What's the life of a man any more than a leaf?
A man has his seasons so why should we grieve?
Although in his world we appear fine and gay,
Like a leaf we must wither and soon fade away.

Picked up Brass Monkey’s Head of Steam (no website on the CD cover so you’ll have to search for it yourselves) for its brassiness. Good, but not quite my thing.

The workshoppers rehearsed On Yonder Old Oak and gave such a dreadful rendering during John’s performance that he, quite rightly, foreshortened it. But at least I did get to talk to fellow bassist Roy Hollowell (longest beard in the world) of Still Seeking, who, with his mates busks for charity in Leicester.

Monday, 3 October 2011

Dorothy's Blues

Jesus Blood Never Failed Me Yet

Is it the performer's curse? The better you know your music, the more mechanical your performance? I'm working on a new routine, maybe with the clarinet in place of the soprano sax. 


I need to beef up my background guitar (recorded on my Edirol, left, and played in the street through my iPod connected to the little Roland amp). It's lost in big streets and I have to find accoustic hot spots like the entrance to the shopping mall in Stratford on Avon for it to work well. 

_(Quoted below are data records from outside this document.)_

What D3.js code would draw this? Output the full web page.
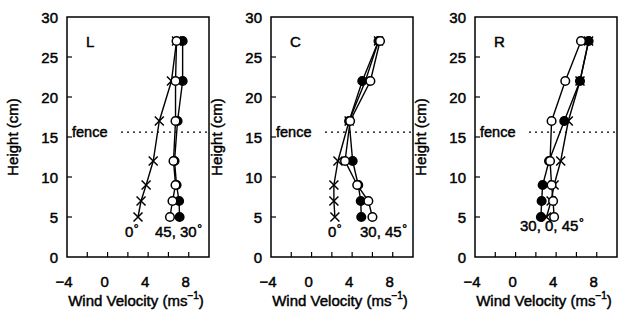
<!DOCTYPE html>
<html><head><meta charset="utf-8">
<script src="https://cdn.jsdelivr.net/npm/d3@7"></script>
<style>
html,body{margin:0;padding:0;background:#fff;}
text{font-family:"Liberation Sans",Arial,sans-serif;fill:#000;stroke:#000;stroke-width:0.45px;}
</style></head>
<body>
<svg id="chart" width="629" height="322"></svg>
<script>
const heights = [5, 7, 9, 12, 17, 22, 27];
const panelNames = ["L", "C", "R"];
// Left panel
const L_cross = [3.0, 3.3, 3.8, 4.5, 5.1, 6.3, 6.8];
const L_filled = [7.1, 7.05, 6.8, 6.6, 6.9, 7.4, 7.4];
const L_open = [6.15, 6.4, 6.7, 6.5, 6.7, 6.7, 6.8];
// Centre panel
const C_cross = [2.3, 2.2, 2.2, 2.6, 3.7, 5.3, 6.6];
const C_filled = [4.9, 4.85, 4.6, 4.05, 3.7, 5.0, 6.6];
const C_open = [6.0, 5.6, 4.5, 3.3, 3.8, 5.8, 6.75];
// Right panel
const R_cross = [3.05, 3.5, 3.8, 4.45, 5.2, 6.35, 7.2];
const R_filled = [2.5, 2.57, 2.67, 3.3, 4.8, 6.35, 7.2];
const R_open = [3.8, 3.7, 3.55, 3.4, 3.55, 4.9, 6.45];
const annotations = [["0°", "45, 30°"], ["0°", "30, 45°"], ["30, 0, 45°"]];
const xTickLabels = [-4, 0, 4, 8];
const xMinorTicks = [-2, 0, 2, 4, 6, 8];
const yTickLabels = [0, 5, 10, 15, 20, 25, 30];
const fenceHeight = 15.6;

const panels = [
  {name: "L", cross: L_cross, filled: L_filled, open: L_open},
  {name: "C", cross: C_cross, filled: C_filled, open: C_open},
  {name: "R", cross: R_cross, filled: R_filled, open: R_open}
];

const svg = d3.select("#chart");
const x0s = [67, 271, 475];
const pw = 142, plotTop = 17, plotBottom = 257;

panels.forEach((p, i) => {
  const left = x0s[i];
  const x = d3.scaleLinear().domain([-4, 10]).range([left, left + pw]);
  const y = d3.scaleLinear().domain([0, 30]).range([plotBottom, plotTop]);
  const g = svg.append("g");

  g.append("rect").attr("x", left).attr("y", plotTop).attr("width", pw).attr("height", plotBottom - plotTop)
    .attr("fill", "none").attr("stroke", "#000").attr("stroke-width", 1.5);

  g.selectAll(".yt").data(yTickLabels.filter(v => v > 0 && v < 30)).enter().append("line")
    .attr("x1", left).attr("x2", left + 5).attr("y1", d => y(d)).attr("y2", d => y(d))
    .attr("stroke", "#000").attr("stroke-width", 1.2);
  g.selectAll(".xt").data(xMinorTicks).enter().append("line")
    .attr("x1", d => x(d)).attr("x2", d => x(d)).attr("y1", plotBottom).attr("y2", plotBottom - 5)
    .attr("stroke", "#000").attr("stroke-width", 1.2);

  g.selectAll(".yl").data(yTickLabels).enter().append("text")
    .attr("x", left - 9).attr("y", d => y(d) + 5.5).attr("text-anchor", "end")
    .style("font-size", "15px").text(d => d);
  g.selectAll(".xl").data(xTickLabels).enter().append("text")
    .attr("x", d => x(d) - 3).attr("y", 287).attr("text-anchor", "middle")
    .style("font-size", "15px").text(d => d < 0 ? "\u2212" + Math.abs(d) : d);

  const xt = g.append("text").attr("x", left + pw / 2 - 2).attr("y", 306).attr("text-anchor", "middle")
    .style("font-size", "15px");
  xt.append("tspan").text("Wind Velocity (ms");
  xt.append("tspan").attr("dy", -7).style("font-size", "10px").text("\u22121");
  xt.append("tspan").attr("dy", 7).text(")");
  g.append("text").attr("transform", `translate(${left - 49},${(plotTop + plotBottom) / 2}) rotate(-90)`)
    .attr("text-anchor", "middle").style("font-size", "15px").text("Height (cm)");

  g.append("text").attr("x", left + 19).attr("y", 47).style("font-size", "15px").text(p.name);

  g.append("text").attr("x", left + 5).attr("y", y(fenceHeight) + 5).style("font-size", "14.5px").text("fence");
  g.append("line").attr("x1", left + 54).attr("x2", left + pw).attr("y1", y(fenceHeight)).attr("y2", y(fenceHeight))
    .attr("stroke", "#000").attr("stroke-width", 1.3).attr("stroke-dasharray", "2,4");

  const line = d3.line().x(d => x(d[0])).y(d => y(d[1]));
  const series = [
    {vals: p.cross, type: "cross"},
    {vals: p.filled, type: "filled"},
    {vals: p.open, type: "open"}
  ];
  series.forEach(s => {
    const pts = s.vals.map((v, k) => [v, heights[k]]);
    g.append("path").attr("d", line(pts)).attr("fill", "none").attr("stroke", "#000").attr("stroke-width", 1.4);
  });
  series.forEach(s => {
    const pts = s.vals.map((v, k) => [v, heights[k]]);
    if (s.type === "cross") {
      const r = 4.5;
      pts.forEach(pt => {
        const cx = x(pt[0]), cy = y(pt[1]);
        g.append("path").attr("d", `M${cx - r},${cy - r}L${cx + r},${cy + r}M${cx - r},${cy + r}L${cx + r},${cy - r}`)
          .attr("stroke", "#000").attr("stroke-width", 1.5).attr("fill", "none");
      });
    } else {
      g.selectAll(null).data(pts).enter().append("circle")
        .attr("cx", d => x(d[0])).attr("cy", d => y(d[1])).attr("r", 4.3)
        .attr("fill", s.type === "filled" ? "#000" : "#fff")
        .attr("stroke", "#000").attr("stroke-width", 1.5);
    }
  });

  const ann = annotations[i];
  const annPos = i === 0 ? [[125, 237], [155, 237]] : i === 1 ? [[328, 237], [360, 237]] : [[520, 231]];
  ann.forEach((a, k) => {
    const t = g.append("text").attr("x", annPos[k][0]).attr("y", annPos[k][1]).style("font-size", "15px");
    const base = a.replace("°", "");
    t.append("tspan").text(base);
    t.append("tspan").attr("dy", -4).attr("dx", 0.5).style("font-size", "12px").text("°");
  });
});
</script>
</body></html>
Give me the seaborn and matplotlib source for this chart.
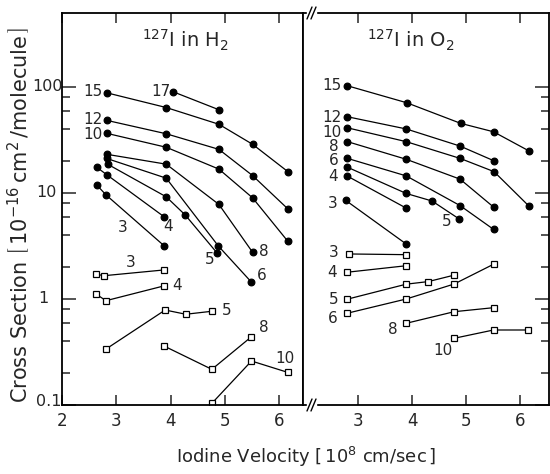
import matplotlib
matplotlib.use("Agg")
import matplotlib.pyplot as plt
from matplotlib.ticker import FixedLocator, NullFormatter
from matplotlib.lines import Line2D
import pandas as pd
import seaborn as sns

# ---------------- 127I in H2 : charge-state cross sections (filled) ----------------
h2_v15 = [2.83, 3.92, 4.89, 5.51, 6.16]
h2_q15 = [88, 64, 44.5, 28.8, 15.9]
h2_v17 = [4.05, 4.89]
h2_q17 = [90, 61]
h2_v12 = [2.82, 3.92, 4.89, 5.51, 6.17]
h2_q12 = [48.5, 36.2, 25.8, 14.6, 7.0]
h2_v10 = [2.82, 3.92, 4.89, 5.51, 6.16]
h2_q10 = [36.6, 27.0, 16.8, 9.0, 3.5]
h2_v8 = [2.82, 3.92, 4.89, 5.51]
h2_q8 = [23.2, 18.7, 7.8, 2.76]
h2_v6 = [2.82, 3.92, 4.88, 5.49]
h2_q6 = [21.2, 13.8, 3.16, 1.44]
h2_v5 = [2.84, 3.92, 4.27, 4.85]
h2_q5 = [18.7, 9.2, 6.2, 2.74]
h2_v4 = [2.64, 2.83, 3.88]
h2_q4 = [17.5, 14.8, 5.97]
h2_v3 = [2.64, 2.81, 3.88]
h2_q3 = [11.9, 9.6, 3.18]

# ---------------- 127I in H2 : open squares ----------------
h2o_v3 = [2.63, 2.78, 3.88]
h2o_q3 = [1.71, 1.66, 1.88]
h2o_v4 = [2.63, 2.81, 3.88]
h2o_q4 = [1.11, 0.964, 1.33]
h2o_v5 = [2.81, 3.90, 4.28, 4.76]
h2o_q5 = [0.337, 0.787, 0.718, 0.766]
h2o_v8 = [3.88, 4.76, 5.49]
h2o_q8 = [0.360, 0.217, 0.441]
h2o_v10 = [4.77, 5.49, 6.16]
h2o_q10 = [0.105, 0.26, 0.203]

# ---------------- 127I in O2 : filled ----------------
o2_v15 = [2.79, 3.90, 4.90, 5.51, 6.17]
o2_q15 = [103, 71, 45.4, 37.8, 24.9]
o2_v12 = [2.79, 3.89, 4.89, 5.52]
o2_q12 = [52.5, 40.2, 27.7, 20.1]
o2_v10 = [2.79, 3.89, 4.89, 5.52, 6.17]
o2_q10 = [41.3, 30.5, 21.2, 15.9, 7.5]
o2_v8 = [2.80, 3.89, 4.89, 5.52]
o2_q8 = [30.5, 20.8, 13.5, 7.3]
o2_v6 = [2.80, 3.89, 4.89, 5.51]
o2_q6 = [21.2, 14.5, 7.6, 4.54]
o2_v5 = [2.80, 3.89, 4.37, 4.87]
o2_q5 = [17.5, 9.9, 8.4, 5.7]
o2_v4 = [2.79, 3.89]
o2_q4 = [14.5, 7.2]
o2_v3 = [2.77, 3.89]
o2_q3 = [8.5, 3.3]

# ---------------- 127I in O2 : open squares ----------------
o2o_v3 = [2.82, 3.89]
o2o_q3 = [2.66, 2.62]
o2o_v4 = [2.80, 3.89]
o2o_q4 = [1.79, 2.06]
o2o_v5 = [2.79, 3.89, 4.30, 4.78]
o2o_q5 = [0.994, 1.38, 1.46, 1.68]
o2o_v6 = [2.79, 3.89, 4.78, 5.52]
o2o_q6 = [0.733, 1.0, 1.385, 2.14]
o2o_v8 = [3.89, 4.78, 5.51]
o2o_q8 = [0.59, 0.759, 0.828]
o2o_v10 = [4.78, 5.51, 6.15]
o2o_q10 = [0.426, 0.51, 0.51]

y_major = [0.1, 1, 10, 100]
y_major_labels = ["0.1", "1", "10", "100"]
y_minor = [0.2, 0.4, 0.6, 0.8, 2, 4, 6, 8, 20, 40, 60, 80]
x_ticks_h2 = [2, 3, 4, 5, 6]
x_ticks_o2 = [3, 4, 5, 6]

sns.set_style("ticks")
plt.rcParams["font.family"] = ["DejaVu Sans"]
plt.rcParams["mathtext.fontset"] = "dejavusans"

W, H = 550, 474
fig = plt.figure(figsize=(W / 100, H / 100), dpi=100)
fig.patch.set_facecolor("white")


def box(x0, x1, y0, y1):
    return [x0 / W, 1 - y1 / H, (x1 - x0) / W, (y1 - y0) / H]


axL = fig.add_axes(box(62, 303.3, 13, 405))
axR = fig.add_axes(box(303.3, 548.5, 13, 405))


def series(ax, v, q, filled, label, anchor, dx, dy):
    df = pd.DataFrame({"v": v, "q": q})
    sns.lineplot(
        data=df, x="v", y="q", ax=ax, sort=False, estimator=None,
        color="black", linewidth=0.9,
        marker="o" if filled else "s",
        markersize=4.8 if filled else 5.0,
        markerfacecolor="black" if filled else "white",
        markeredgecolor="black", markeredgewidth=0.9,
    )
    i = 0 if anchor == "first" else -1
    ax.annotate(label, xy=(v[i], q[i]), xytext=(dx, -dy),
                textcoords="offset pixels", ha="center", va="center",
                fontsize=11, annotation_clip=False)


# H2 panel
series(axL, h2_v15, h2_q15, True, "15", "first", -14, -1)
series(axL, h2_v17, h2_q17, True, "17", "first", -12, 0)
series(axL, h2_v12, h2_q12, True, "12", "first", -14, -1)
series(axL, h2_v10, h2_q10, True, "10", "first", -14, 1)
series(axL, h2_v8, h2_q8, True, "8", "last", 11, -1)
series(axL, h2_v6, h2_q6, True, "6", "last", 10, -7)
series(axL, h2_v5, h2_q5, True, "5", "last", -7, 7)
series(axL, h2_v4, h2_q4, True, "4", "last", 4, 10)
series(axL, h2_v3, h2_q3, True, "3", "last", -41, -18)
series(axL, h2o_v3, h2o_q3, False, "3", "last", -33, -7)
series(axL, h2o_v4, h2o_q4, False, "4", "last", 13, 0)
series(axL, h2o_v5, h2o_q5, False, "5", "last", 15, -1)
series(axL, h2o_v8, h2o_q8, False, "8", "last", 12, -9)
series(axL, h2o_v10, h2o_q10, False, "10", "last", -3, -14)

# O2 panel
series(axR, o2_v15, o2_q15, True, "15", "first", -15, 0)
series(axR, o2_v12, o2_q12, True, "12", "first", -15, 1)
series(axR, o2_v10, o2_q10, True, "10", "first", -15, 5)
series(axR, o2_v8, o2_q8, True, "8", "first", -14, 5)
series(axR, o2_v6, o2_q6, True, "6", "first", -14, 2)
series(axR, o2_v5, o2_q5, True, "5", "last", -12, 3)
series(axR, o2_v4, o2_q4, True, "4", "first", -14, 1)
series(axR, o2_v3, o2_q3, True, "3", "first", -13, 3)
series(axR, o2o_v3, o2o_q3, False, "3", "first", -15, -1)
series(axR, o2o_v4, o2o_q4, False, "4", "first", -15, 0)
series(axR, o2o_v5, o2o_q5, False, "5", "first", -13, 0)
series(axR, o2o_v6, o2o_q6, False, "6", "first", -14, 5)
series(axR, o2o_v8, o2o_q8, False, "8", "first", -13, 6)
series(axR, o2o_v10, o2o_q10, False, "10", "first", -11, 12)

for ax in (axL, axR):
    ax.set_yscale("log")
    ax.set_ylim(0.1, 499)
    ax.set_xlabel("")
    ax.set_ylabel("")
    ax.set_yticks(y_major)
    ax.set_yticklabels([])
    ax.yaxis.set_minor_locator(FixedLocator(y_minor))
    ax.yaxis.set_minor_formatter(NullFormatter())
    ax.xaxis.set_minor_locator(FixedLocator([]))
    for s in ax.spines.values():
        s.set_visible(True)
        s.set_linewidth(1.3)
        s.set_color("black")
    ax.tick_params(axis="x", which="major", direction="in", length=7, width=1.1,
                   top=True, bottom=True, labelsize=12, pad=5)
    ax.tick_params(axis="y", which="major", direction="in", length=10, width=1.1)
    ax.tick_params(axis="y", which="minor", direction="in", length=6, width=1.1)

axL.set_xlim(2, 6.444)
axR.set_xlim(1.98, 6.53)
axL.set_xticks(x_ticks_h2)
axL.set_xticklabels([str(t) for t in x_ticks_h2])
axR.set_xticks(x_ticks_o2)
axR.set_xticklabels([str(t) for t in x_ticks_o2])

axL.tick_params(axis="y", which="both", left=True, right=False)
axR.tick_params(axis="y", which="both", left=False, right=True)

# y tick labels of the log axis, centred in the margin beside the H2 panel
label_shift = [(-13, 3), (-19, 0), (-16, 0), (-14, 0)]
for val, txt, (sx, sy) in zip(y_major, y_major_labels, label_shift):
    axL.annotate(txt, xy=(0, val), xycoords=("axes fraction", "data"),
                 xytext=(sx, sy), textcoords="offset pixels",
                 ha="center", va="center", fontsize=11.5, annotation_clip=False)

axL.text(0.51, 0.93, r"$^{127}$I in H$_2$", transform=axL.transAxes,
         ha="center", va="center", fontsize=14)
axR.text(0.44, 0.93, r"$^{127}$I in O$_2$", transform=axR.transAxes,
         ha="center", va="center", fontsize=14)

fig.text(19 / W, 1 - 215 / H,
         r"Cross Section $\left[\,10^{-16}\,\mathrm{cm}^{2}\,/\mathrm{molecule}\,\right]$",
         rotation=90, ha="center", va="center", fontsize=15)
fig.text(306 / W, 1 - 457 / H,
         r"Iodine Velocity $\left[\,10^{8}\ \mathrm{cm/sec}\,\right]$",
         ha="center", va="center", fontsize=13)

# axis-break marks on the panel divider
for yb in (405, 13):
    fig.add_artist(plt.Rectangle((307 / W, 1 - (yb + 2) / H), 9 / W, 4 / H,
                                 transform=fig.transFigure, color="white", zorder=5))
    for x0 in (307, 311):
        fig.add_artist(Line2D([x0 / W, (x0 + 5) / W], [1 - (yb + 6) / H, 1 - (yb - 6) / H],
                              transform=fig.transFigure, color="black", lw=1.0, zorder=6))

fig.savefig("out.png", dpi=100)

And I'm looking at new songs. Nice guy asked me to play Take Five in Leominster yesterday. Couldn't oblige.


One piece of music I'd love to add sax to is composer Gavin Bryars' 1971 loop recording of a London tramp singing the hymn Jesus Blood Never Failed Me Yet. http://www.youtube.com/watch?v=nbczBcz78vo This version has added accompaniment and the gravel voice of Tom Waits.

Sunday, 2 October 2011

Street Closures

Ross-on-Wye, Stratford-on-Avon, Leominster-on-Nowhere . . . it's been a busy weekend. Ross and Leominster streets (like Appleby's for the annual horse fair, left) closed off for a French Market.

Ross deputy mayor Caroline Utting invited me to add some street music to the town. Despite complaints (see previous posts) about buskers in the town, it went off all right.
So much so I rejoined the Market in Leominster and did an hour there. In the sun. 

Rounded off the weekend with a stint at Straford-on-Avon. Note: good accoustic in the entranceway to the shopping centre.